## Exercise instructions
Check every line of the data below for the string "this", and copy the ones that hold it.
□ □ □ □ □ □ □
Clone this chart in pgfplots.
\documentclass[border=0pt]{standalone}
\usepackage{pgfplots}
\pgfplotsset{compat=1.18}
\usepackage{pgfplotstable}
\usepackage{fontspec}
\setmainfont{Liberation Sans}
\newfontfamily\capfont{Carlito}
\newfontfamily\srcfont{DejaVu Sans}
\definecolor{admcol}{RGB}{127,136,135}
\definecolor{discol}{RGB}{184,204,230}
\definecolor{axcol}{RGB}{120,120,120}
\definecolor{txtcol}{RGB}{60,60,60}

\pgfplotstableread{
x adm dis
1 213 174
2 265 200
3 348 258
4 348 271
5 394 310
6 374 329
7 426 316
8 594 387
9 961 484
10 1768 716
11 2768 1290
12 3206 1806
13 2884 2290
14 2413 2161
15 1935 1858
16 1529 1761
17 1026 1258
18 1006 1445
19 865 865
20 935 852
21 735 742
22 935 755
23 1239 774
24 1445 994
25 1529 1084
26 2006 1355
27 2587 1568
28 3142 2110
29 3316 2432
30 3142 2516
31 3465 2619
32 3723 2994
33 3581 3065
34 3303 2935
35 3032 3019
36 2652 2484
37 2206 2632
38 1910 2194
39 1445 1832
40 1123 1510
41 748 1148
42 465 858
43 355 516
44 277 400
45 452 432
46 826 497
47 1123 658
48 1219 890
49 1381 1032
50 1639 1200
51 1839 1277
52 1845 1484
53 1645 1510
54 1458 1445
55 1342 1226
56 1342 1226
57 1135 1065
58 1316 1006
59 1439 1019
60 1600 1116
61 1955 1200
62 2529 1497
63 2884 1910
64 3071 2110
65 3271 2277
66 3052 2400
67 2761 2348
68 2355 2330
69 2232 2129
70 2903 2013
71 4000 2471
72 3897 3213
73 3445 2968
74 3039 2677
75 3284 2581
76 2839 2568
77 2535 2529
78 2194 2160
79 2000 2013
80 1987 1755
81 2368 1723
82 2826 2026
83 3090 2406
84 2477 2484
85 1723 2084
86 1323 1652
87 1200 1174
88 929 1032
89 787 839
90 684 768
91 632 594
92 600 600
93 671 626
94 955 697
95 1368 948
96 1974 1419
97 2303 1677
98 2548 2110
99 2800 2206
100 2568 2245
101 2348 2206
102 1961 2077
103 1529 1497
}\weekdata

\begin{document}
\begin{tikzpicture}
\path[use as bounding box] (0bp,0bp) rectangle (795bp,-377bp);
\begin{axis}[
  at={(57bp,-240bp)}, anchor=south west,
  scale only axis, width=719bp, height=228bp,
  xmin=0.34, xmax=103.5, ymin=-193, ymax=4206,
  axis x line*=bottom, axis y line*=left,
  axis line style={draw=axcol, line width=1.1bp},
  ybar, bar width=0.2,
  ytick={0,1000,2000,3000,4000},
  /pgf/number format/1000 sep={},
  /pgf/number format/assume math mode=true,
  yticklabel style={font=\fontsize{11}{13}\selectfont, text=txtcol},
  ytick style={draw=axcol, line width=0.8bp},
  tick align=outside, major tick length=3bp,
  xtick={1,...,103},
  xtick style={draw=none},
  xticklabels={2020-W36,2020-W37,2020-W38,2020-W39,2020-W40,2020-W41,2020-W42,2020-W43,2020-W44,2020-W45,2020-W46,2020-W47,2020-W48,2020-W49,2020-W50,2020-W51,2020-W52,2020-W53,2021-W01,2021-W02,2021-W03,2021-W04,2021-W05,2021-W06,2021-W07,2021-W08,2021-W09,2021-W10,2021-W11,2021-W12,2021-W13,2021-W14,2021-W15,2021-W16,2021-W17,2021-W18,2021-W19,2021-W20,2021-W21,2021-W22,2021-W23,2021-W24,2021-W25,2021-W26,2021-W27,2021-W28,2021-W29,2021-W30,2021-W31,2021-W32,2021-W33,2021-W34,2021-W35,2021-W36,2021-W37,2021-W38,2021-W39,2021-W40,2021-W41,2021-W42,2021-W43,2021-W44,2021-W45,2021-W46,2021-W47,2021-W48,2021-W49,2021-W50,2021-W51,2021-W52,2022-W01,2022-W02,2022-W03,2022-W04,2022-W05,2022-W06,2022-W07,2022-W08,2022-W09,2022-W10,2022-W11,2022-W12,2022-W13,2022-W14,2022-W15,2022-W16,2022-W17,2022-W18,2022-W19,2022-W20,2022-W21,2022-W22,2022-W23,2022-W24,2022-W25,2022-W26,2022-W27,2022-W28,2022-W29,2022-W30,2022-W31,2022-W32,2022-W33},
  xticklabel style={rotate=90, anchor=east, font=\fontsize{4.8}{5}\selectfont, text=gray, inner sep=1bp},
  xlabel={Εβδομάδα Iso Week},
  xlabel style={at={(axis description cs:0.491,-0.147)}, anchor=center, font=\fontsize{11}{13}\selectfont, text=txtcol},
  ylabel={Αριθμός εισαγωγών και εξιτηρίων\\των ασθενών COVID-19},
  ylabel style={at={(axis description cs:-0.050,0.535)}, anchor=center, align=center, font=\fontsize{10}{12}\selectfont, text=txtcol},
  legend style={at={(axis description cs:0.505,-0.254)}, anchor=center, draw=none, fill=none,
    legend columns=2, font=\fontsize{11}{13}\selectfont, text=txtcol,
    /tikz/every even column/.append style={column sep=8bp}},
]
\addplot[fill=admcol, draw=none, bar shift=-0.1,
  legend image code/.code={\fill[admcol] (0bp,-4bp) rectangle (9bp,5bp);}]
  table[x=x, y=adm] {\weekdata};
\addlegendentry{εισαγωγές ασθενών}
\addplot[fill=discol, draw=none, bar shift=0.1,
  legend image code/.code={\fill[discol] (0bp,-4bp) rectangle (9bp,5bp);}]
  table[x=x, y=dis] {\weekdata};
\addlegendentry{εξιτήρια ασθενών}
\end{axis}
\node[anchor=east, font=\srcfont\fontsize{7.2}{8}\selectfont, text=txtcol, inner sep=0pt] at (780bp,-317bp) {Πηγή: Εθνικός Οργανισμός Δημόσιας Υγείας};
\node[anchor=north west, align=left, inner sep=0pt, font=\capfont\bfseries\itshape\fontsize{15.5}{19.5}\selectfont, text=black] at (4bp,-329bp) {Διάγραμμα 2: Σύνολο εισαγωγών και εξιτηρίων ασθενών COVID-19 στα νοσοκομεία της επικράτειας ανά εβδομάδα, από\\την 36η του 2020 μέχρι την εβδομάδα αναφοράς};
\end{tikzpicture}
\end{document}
□ □ □ □ □ □ □
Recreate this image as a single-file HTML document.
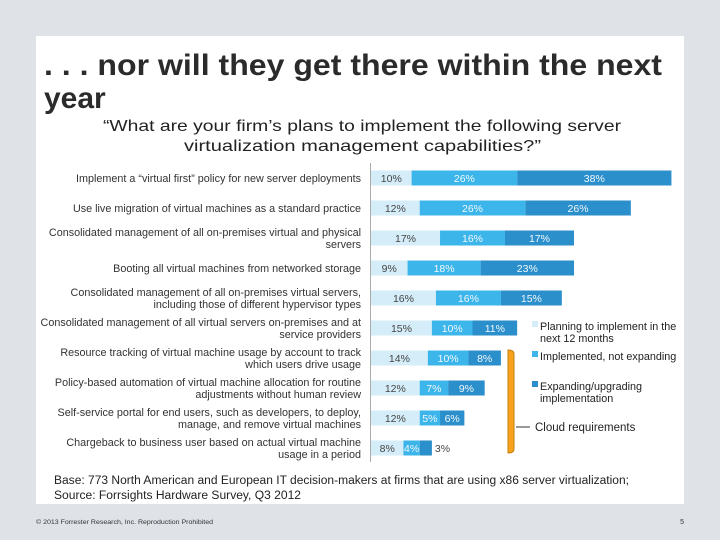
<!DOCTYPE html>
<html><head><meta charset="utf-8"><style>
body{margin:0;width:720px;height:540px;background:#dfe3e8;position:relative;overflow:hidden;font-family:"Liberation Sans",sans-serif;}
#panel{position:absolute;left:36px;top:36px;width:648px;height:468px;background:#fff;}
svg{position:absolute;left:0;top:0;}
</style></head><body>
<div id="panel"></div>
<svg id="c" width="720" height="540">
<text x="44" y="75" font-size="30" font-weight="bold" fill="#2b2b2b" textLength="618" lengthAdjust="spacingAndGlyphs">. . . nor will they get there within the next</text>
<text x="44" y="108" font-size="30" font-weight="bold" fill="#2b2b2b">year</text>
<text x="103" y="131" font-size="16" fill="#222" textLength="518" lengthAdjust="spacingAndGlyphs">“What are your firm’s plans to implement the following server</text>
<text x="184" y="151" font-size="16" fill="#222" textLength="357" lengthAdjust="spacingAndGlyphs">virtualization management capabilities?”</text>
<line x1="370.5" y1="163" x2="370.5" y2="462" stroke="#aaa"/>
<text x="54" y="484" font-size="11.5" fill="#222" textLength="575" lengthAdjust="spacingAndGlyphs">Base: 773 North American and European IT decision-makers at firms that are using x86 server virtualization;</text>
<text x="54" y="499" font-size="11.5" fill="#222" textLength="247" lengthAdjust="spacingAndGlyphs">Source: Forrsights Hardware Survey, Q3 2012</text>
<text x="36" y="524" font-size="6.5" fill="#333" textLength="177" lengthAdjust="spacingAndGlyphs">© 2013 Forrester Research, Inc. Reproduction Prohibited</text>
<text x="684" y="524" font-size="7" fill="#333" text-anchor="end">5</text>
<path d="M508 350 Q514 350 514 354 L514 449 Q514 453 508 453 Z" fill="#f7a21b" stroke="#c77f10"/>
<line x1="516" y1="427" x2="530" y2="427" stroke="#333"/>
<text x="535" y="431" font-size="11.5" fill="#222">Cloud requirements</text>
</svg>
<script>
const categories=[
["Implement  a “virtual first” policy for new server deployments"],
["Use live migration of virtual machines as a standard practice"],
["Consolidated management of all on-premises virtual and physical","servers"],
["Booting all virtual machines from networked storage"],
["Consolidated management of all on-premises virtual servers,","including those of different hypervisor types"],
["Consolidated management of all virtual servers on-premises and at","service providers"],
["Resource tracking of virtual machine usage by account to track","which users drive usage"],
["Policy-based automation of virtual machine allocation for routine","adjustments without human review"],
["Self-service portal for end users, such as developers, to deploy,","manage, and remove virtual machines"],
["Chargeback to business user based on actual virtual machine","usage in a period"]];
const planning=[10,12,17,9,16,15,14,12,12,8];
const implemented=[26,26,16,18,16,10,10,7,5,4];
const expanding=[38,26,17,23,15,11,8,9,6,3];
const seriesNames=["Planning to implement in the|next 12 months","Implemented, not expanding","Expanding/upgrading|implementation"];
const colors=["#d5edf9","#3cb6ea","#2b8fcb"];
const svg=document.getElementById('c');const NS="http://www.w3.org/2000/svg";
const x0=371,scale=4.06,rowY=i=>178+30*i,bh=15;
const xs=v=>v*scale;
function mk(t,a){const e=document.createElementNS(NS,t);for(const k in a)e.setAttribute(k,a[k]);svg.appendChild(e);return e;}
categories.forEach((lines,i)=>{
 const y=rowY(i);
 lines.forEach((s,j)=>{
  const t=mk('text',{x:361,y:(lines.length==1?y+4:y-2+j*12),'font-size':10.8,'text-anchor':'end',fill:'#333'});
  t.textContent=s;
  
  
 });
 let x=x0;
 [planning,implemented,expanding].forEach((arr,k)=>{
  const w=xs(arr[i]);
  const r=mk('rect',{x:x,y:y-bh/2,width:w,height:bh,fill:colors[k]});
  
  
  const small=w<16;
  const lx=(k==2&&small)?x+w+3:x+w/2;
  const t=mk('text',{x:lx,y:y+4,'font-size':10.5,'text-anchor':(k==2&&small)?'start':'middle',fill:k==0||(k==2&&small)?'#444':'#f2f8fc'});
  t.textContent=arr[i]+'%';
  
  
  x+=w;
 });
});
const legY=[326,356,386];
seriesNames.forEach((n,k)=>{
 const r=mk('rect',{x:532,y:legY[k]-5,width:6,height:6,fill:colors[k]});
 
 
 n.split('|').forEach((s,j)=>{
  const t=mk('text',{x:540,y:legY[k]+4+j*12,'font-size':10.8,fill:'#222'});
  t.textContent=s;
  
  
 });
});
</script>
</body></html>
□ □ □ □ □ □ □
## Output below
Clone this chart in pgfplots.
Recreate this image as a single-file HTML document.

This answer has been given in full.